Monday, July 1, 2024

Making the TCJA Tax Cuts Permanent Is Not the Problem: Out of Control Government Spending Is

I remember when the Tax Cuts and Jobs Act (TCJA) passed. One of the notable features of TCJA that made me a happy camper was a lower income tax level for nearly everyone. I remember that first paycheck with the lower income tax rates. It was the equivalent of getting a four-percent raise at work. As I pointed out in my analysis of the TCJA in early 2018, one of the features I disliked about TCJA is that the income tax cuts were not permanent. Unless Congress takes action, the income tax rates will revert back to pre-TCJA rates after 2025. It is more than the distorting effects of higher income taxes or the fact that an estimated 62 percent of Americans (myself included) will see their income taxes increase after 2025. 

As I brought up in 2013, income taxes, like all taxes, are in some way distortive. Taxes have two main functions: to collect government revenue and to disincentivize behavior. In the case of income tax, it creates a disincentive to work. Granted, the size of that disincentive depends on one's circumstances and thresholds for paying the tax. Nevertheless, a disincentive exists. As the Right-leaning Tax Foundation brings up in its recent analysis, keeping the income taxes lower means "boosting incentives for workers and leading to more total hours worked and more output." Although it would mean $3.6 trillion less in government revenue, it would also mean a GDP boost of 0.6 percent and 800,000 more FTE jobs over the next decade. 

It is more about the tradeoff between higher economic growth versus lower government revenue. Let us assume that the tax cuts expire, much like the Congressional Budget Office (CBO) does in its Update to the Budget and Economic Outlook from last month. Even with the revenue generated from the pre-TCJA income tax rates, the U.S. government is still nowhere near what it would need to close the gap between expenditures and revenue. 



Why is the gap between expenditures and revenue such a problem? The CBO also answers that question. Hint: it is not because the rich are not paying their "fair share" in taxes, whatever that means. If you go to the spreadsheet for the report, specifically for Table 3-1, you will see that the answer is that the increase in debt is driven by ballooning government spending. 

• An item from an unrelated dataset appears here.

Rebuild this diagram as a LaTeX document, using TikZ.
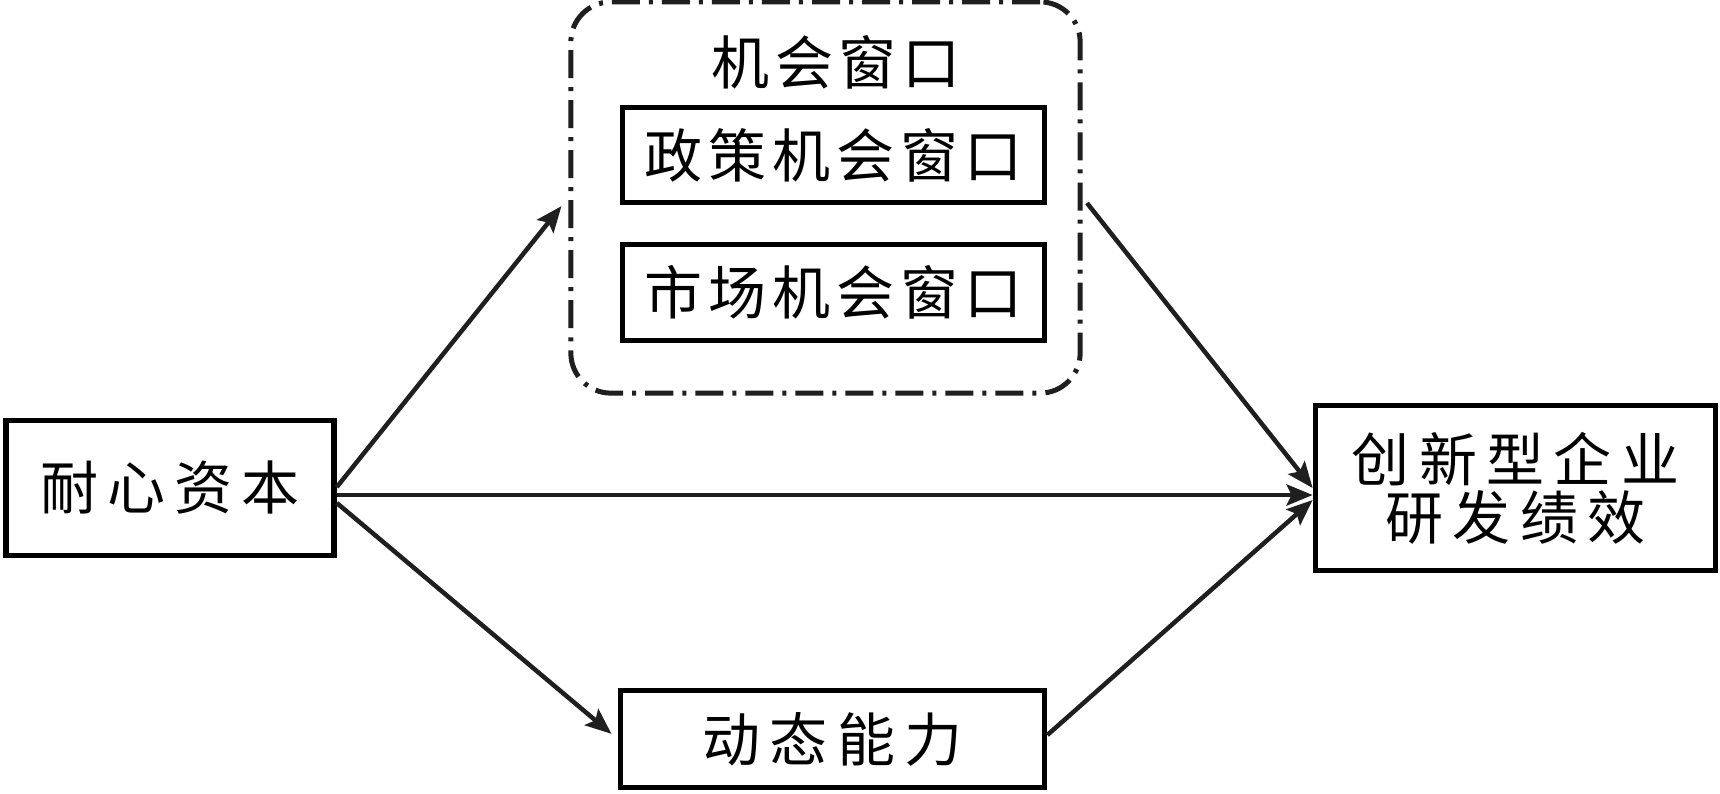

This is hardly a new theme here on the blog Libertarian Jew. I illustrated this point using CBO reporting as early as 2013. When the credit rating firm Fitch downgraded the United States' credit rating again in 2023, I sounded the alarm about the U.S. needing to get its government spending under control. I did so once more only this past March

The national debt is not as urgent as the Big Bad Wolf knocking on the door of the Three Little Pigs and threatening to eat them. It is more like termites eating away at your house. It does not do harm if you do not take care of it this very second. However, if you let those termites continue eating away at the foundation, the house will crumble over time. The house here is the U.S. economy. 

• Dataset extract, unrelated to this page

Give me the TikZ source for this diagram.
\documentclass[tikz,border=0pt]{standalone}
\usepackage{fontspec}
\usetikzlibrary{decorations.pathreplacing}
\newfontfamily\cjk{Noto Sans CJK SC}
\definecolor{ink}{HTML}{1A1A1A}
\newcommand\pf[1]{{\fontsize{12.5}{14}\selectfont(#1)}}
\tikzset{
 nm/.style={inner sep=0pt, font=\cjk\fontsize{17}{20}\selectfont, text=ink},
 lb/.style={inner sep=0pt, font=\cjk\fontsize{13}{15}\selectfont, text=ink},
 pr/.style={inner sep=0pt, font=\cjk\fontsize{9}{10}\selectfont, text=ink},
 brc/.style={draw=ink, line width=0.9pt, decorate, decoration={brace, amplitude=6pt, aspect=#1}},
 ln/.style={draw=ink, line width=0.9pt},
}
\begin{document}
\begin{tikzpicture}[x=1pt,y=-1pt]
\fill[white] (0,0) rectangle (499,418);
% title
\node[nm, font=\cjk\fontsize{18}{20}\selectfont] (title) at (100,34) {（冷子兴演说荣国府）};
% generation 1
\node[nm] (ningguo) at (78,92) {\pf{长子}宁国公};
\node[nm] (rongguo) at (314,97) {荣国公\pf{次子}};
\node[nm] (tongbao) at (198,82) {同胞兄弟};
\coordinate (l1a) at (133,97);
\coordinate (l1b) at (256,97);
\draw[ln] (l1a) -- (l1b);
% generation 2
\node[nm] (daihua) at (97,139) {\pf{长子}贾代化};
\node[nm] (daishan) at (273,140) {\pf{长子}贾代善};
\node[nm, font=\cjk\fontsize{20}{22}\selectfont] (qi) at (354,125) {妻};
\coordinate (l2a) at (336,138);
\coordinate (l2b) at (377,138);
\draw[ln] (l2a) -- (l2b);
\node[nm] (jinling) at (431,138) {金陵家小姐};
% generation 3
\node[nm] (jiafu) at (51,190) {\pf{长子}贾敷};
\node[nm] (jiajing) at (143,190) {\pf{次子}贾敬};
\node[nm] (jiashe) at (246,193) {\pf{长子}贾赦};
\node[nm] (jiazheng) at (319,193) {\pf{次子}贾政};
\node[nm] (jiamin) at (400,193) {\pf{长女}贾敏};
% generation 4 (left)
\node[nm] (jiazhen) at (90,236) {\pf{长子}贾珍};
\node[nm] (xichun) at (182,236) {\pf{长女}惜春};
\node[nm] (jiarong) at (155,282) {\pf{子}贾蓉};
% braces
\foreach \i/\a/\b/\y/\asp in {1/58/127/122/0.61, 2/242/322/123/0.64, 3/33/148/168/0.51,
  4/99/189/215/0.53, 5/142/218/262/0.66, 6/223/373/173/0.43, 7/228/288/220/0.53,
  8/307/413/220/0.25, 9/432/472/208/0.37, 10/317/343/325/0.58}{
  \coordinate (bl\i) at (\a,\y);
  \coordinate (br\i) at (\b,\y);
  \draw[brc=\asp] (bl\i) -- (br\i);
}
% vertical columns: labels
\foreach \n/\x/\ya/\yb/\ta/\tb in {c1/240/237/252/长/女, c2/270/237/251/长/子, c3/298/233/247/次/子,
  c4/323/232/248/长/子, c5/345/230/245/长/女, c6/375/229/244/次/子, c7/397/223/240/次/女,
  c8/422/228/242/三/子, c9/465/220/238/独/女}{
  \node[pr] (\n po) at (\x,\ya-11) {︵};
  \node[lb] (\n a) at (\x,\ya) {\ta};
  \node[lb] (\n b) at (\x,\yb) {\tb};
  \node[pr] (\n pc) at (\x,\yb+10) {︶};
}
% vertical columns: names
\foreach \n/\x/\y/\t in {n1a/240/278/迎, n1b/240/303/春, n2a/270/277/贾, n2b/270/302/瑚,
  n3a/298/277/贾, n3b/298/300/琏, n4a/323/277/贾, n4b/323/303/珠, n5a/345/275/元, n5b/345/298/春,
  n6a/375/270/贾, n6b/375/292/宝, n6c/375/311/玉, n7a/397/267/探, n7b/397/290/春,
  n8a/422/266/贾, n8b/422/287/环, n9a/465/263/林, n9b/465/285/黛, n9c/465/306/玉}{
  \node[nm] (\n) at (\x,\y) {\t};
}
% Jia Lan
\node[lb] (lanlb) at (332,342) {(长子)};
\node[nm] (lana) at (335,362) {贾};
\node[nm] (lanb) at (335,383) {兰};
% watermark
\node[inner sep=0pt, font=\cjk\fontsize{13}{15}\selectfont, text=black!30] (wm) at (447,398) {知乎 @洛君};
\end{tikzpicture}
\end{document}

Talking about the economy is not some abstract concept. It affects the purchasing power of everyday citizens. As I brought up in December 2020, not addressing debt will make it harder to save, retire comfortably, and enjoy a high quality of life. The projections in the CBO reporting get progressively more dire with the passage of time because we have not hired the metaphorical exterminator to get rid of the excess government spending. Until we do, the CBO projections are only going to get uglier over time.